The famous star-comb lemma for infinite graphs states that if $S$ is a infinite set of vertices in a connected graph $G$, then $G$ contains either a comb with all teeth in $S$ or a subdivision of an infinite star with all leaves in $S$.
Here by comb I mean a graph that is a path with an additional leaf joined to each vertex of the path and by teeth I mean the leaves of the comb. A star is a complete bipartite $K_{1,\mathbb{N}}$.
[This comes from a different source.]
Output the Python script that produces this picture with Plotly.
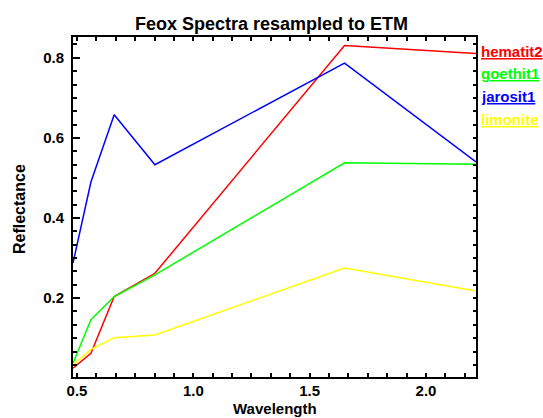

I would like a theorem of the same kind that gives an unavoidable (induced) subgraph (or subdivision of a subgraph) for a finite graph $G$ that contains a large star (a graph $K_{1,n}$ with $n$ big) as a minor, but contains a big comb (the order of the comb is given by the length of the main path). In other words, $G$ has a large star minor but bounded maximum degree.
Thanks!
I'm not totally sure what you are looking for, but this result might be useful:
For any positive integer $r$, there is a positive integer $n$ so that any connected graph of order at least $n$ contains either $K_r$, $K_{1,r}$ or $P_r$ as an induced subgraph.
This is easy enough to prove, and is Proposition 9.4.1 in Diestel. Of course if you relax to subgraphs, an easy corollary is that in a large enough graph you can find either a large star or a large path subgraph.
There are similar results for unavoidable topological minors of large 2-connected graphs, and unavoidable minors of large 3-connected, internally 4-connected, and 4-connected graphs.